-- Goal of the exercise --
Starting at the top of the listing, extract every line up to and including the one with "from matplotlib.ticker import". Pictures stay out of the copy.

>>>

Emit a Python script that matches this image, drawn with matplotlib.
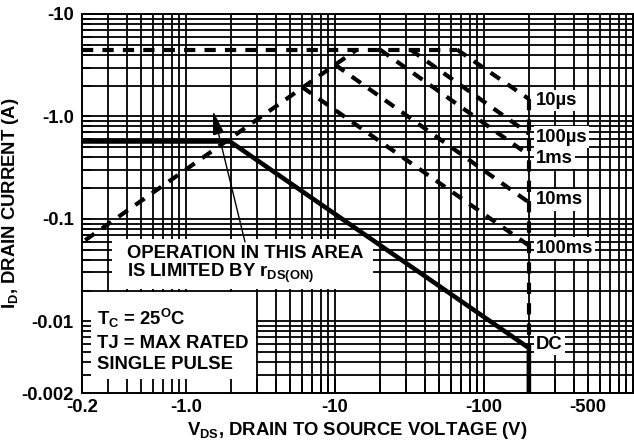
import numpy as np
import matplotlib
matplotlib.use('Agg')
import matplotlib.pyplot as plt
from matplotlib.patches import Rectangle
from matplotlib.ticker import FixedLocator, NullFormatter

plt.rcParams['font.family'] = ['Liberation Sans', 'DejaVu Sans']
plt.rcParams['font.weight'] = 'bold'
plt.rcParams['mathtext.fontset'] = 'custom'
plt.rcParams['mathtext.rm'] = 'Liberation Sans:bold'
plt.rcParams['mathtext.it'] = 'Liberation Sans:bold'
plt.rcParams['mathtext.bf'] = 'Liberation Sans:bold'
plt.rcParams['mathtext.default'] = 'bf'

# ---- data (magnitudes; labels shown negative as in datasheet) ----
x_ticks = [0.2, 1, 10, 100, 500]
x_tick_labels = ['-0.2', '-1.0', '-10', '-100', '-500']
y_ticks = [0.002, 0.01, 0.1, 1, 10]
y_tick_labels = ['-0.002', '-0.01', '-0.1', '-1.0', '-10']

idm_v = [0.2, 65.8]
idm_i = [4.5, 4.5]
rds_v = [0.21, 14.0]
rds_i = [0.062, 4.5]

pulse_labels = ['10\u00b5s', '100\u00b5s', '1ms', '10ms', '100ms']
pulse_v = [[65.8, 200], [32.0, 200], [20.0, 200], [10.0, 200], [6.0, 200]]
pulse_i = [[4.5, 1.48], [4.5, 0.68], [4.5, 0.42], [3.2, 0.145], [1.94, 0.055]]
pulse_label_i = [1.42, 0.63, 0.385, 0.153, 0.052]

dc_v = [0.2, 1.97, 200, 200]
dc_i = [0.57, 0.57, 0.0055, 0.002]
dc_label_i = 0.0059

bv_v = [200, 200]
bv_i = [1.48, 0.0055]

# ---- figure ----
W, H = 634, 444
fig = plt.figure(figsize=(W / 100, H / 100), dpi=100)
L, R, T, B = 82, 633, 14, 393
ax = fig.add_axes([L / W, (H - B) / H, (R - L) / W, (B - T) / H])
ax.set_xscale('log')
ax.set_yscale('log')
ax.set_xlim(0.2, 1000)
ax.set_ylim(0.002, 10)

# grid (drawn manually so masks can hide it while ticks stay on top)
gx = [k * 10.0 ** e for e in range(-1, 3) for k in range(1, 10)]
gx = [v for v in gx if 0.2 <= v <= 1000] + [1000]
gy = [k * 10.0 ** e for e in range(-3, 1) for k in range(1, 10)]
gy = [v for v in gy if 0.002 <= v <= 10] + [10]
grid_lw = 1.3
for v in gx:
    ax.axvline(v, color='black', lw=grid_lw, zorder=1)
for v in gy:
    ax.axhline(v, color='black', lw=grid_lw, zorder=1)

# white masks behind annotation text
ax.add_patch(Rectangle((0.32, 0.0205), 18 - 0.32, 0.064 - 0.0205,
                       facecolor='white', edgecolor='none', zorder=1.5))
ax.add_patch(Rectangle((0.2, 0.002), 2.95 - 0.2, 0.0195 - 0.002,
                       facecolor='white', edgecolor='none', zorder=1.5))

dash = (0, (2.7, 2.2))
lw_d = 3.0
ax.plot(idm_v, idm_i, color='black', lw=lw_d, ls=dash, dash_capstyle='butt', zorder=3)
ax.plot(rds_v, rds_i, color='black', lw=lw_d, ls=dash, dash_capstyle='butt', zorder=3)
for v, i in zip(pulse_v, pulse_i):
    ax.plot(v, i, color='black', lw=lw_d, ls=dash, dash_capstyle='butt', zorder=3)
ax.plot(bv_v, bv_i, color='black', lw=lw_d, ls=dash, dash_capstyle='butt', zorder=3)
ax.plot(dc_v, dc_i, color='black', lw=3.3, solid_joinstyle='miter', zorder=3.2)

fs = 13.3
box = dict(facecolor='white', edgecolor='none', pad=1.5)
for lab, li in zip(pulse_labels, pulse_label_i):
    ax.annotate(lab, xy=(200, li), xytext=(5, 0), textcoords='offset points',
                ha='left', va='center', fontsize=fs, fontweight='bold',
                bbox=box, zorder=4)
ax.annotate('DC', xy=(200, dc_label_i), xytext=(5, 0), textcoords='offset points',
            ha='left', va='center', fontsize=fs, fontweight='bold',
            bbox=box, zorder=4)

def axf(px, py):
    return ((px - L) / (R - L), (B - py) / (B - T))

ax.text(*axf(127, 258), 'OPERATION IN THIS AREA', transform=ax.transAxes,
        fontsize=fs, fontweight='bold', ha='left', va='baseline', zorder=4)
ax.text(*axf(127, 277), r'IS LIMITED BY r$_{DS(ON)}$', transform=ax.transAxes,
        fontsize=fs, fontweight='bold', ha='left', va='baseline', zorder=4)

ax.text(*axf(97, 325), r'T$_{C}$ = 25$^{O}$C', transform=ax.transAxes,
        fontsize=fs, fontweight='bold', ha='left', va='baseline', zorder=4)
ax.text(*axf(97, 348), 'TJ = MAX RATED', transform=ax.transAxes,
        fontsize=fs, fontweight='bold', ha='left', va='baseline', zorder=4)
ax.text(*axf(97, 369), 'SINGLE PULSE', transform=ax.transAxes,
        fontsize=fs, fontweight='bold', ha='left', va='baseline', zorder=4)

ax.annotate('', xy=axf(213, 111), xytext=axf(245, 242),
            xycoords='axes fraction', textcoords='axes fraction',
            arrowprops=dict(arrowstyle='-|>,head_length=0.9,head_width=0.22',
                            lw=1.0, color='black', shrinkA=0, shrinkB=0,
                            mutation_scale=16),
            zorder=4)

# ticks
ax.xaxis.set_major_locator(FixedLocator(x_ticks))
ax.xaxis.set_ticklabels(x_tick_labels)
ax.yaxis.set_major_locator(FixedLocator(y_ticks))
ax.yaxis.set_ticklabels(y_tick_labels)
ax.xaxis.set_minor_locator(FixedLocator(gx))
ax.yaxis.set_minor_locator(FixedLocator(gy))
ax.xaxis.set_minor_formatter(NullFormatter())
ax.yaxis.set_minor_formatter(NullFormatter())
ax.tick_params(axis='x', which='both', direction='in', length=10, width=grid_lw,
               pad=4, labelsize=fs)
ax.tick_params(axis='y', which='both', direction='in', length=6.5, width=grid_lw,
               pad=6, labelsize=fs)
for lab in ax.get_xticklabels() + ax.get_yticklabels():
    lab.set_fontweight('bold')
for s in ax.spines.values():
    s.set_linewidth(1.4)
    s.set_zorder(5)

ax.set_xlabel(r'V$_{DS}$, DRAIN TO SOURCE VOLTAGE (V)', fontsize=fs,
              fontweight='bold')
ax.xaxis.set_label_coords(0.5, -0.07)
ax.set_ylabel(r'I$_{D}$, DRAIN CURRENT (A)', fontsize=fs, fontweight='bold')
ax.yaxis.set_label_coords(-0.11, 0.5)

fig.savefig('out.png', dpi=100)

<<<

-- The result --
Emit a Python script that matches this image, drawn with matplotlib.
import numpy as np
import matplotlib
matplotlib.use('Agg')
import matplotlib.pyplot as plt
from matplotlib.patches import Rectangle
from matplotlib.ticker import FixedLocator, NullFormatter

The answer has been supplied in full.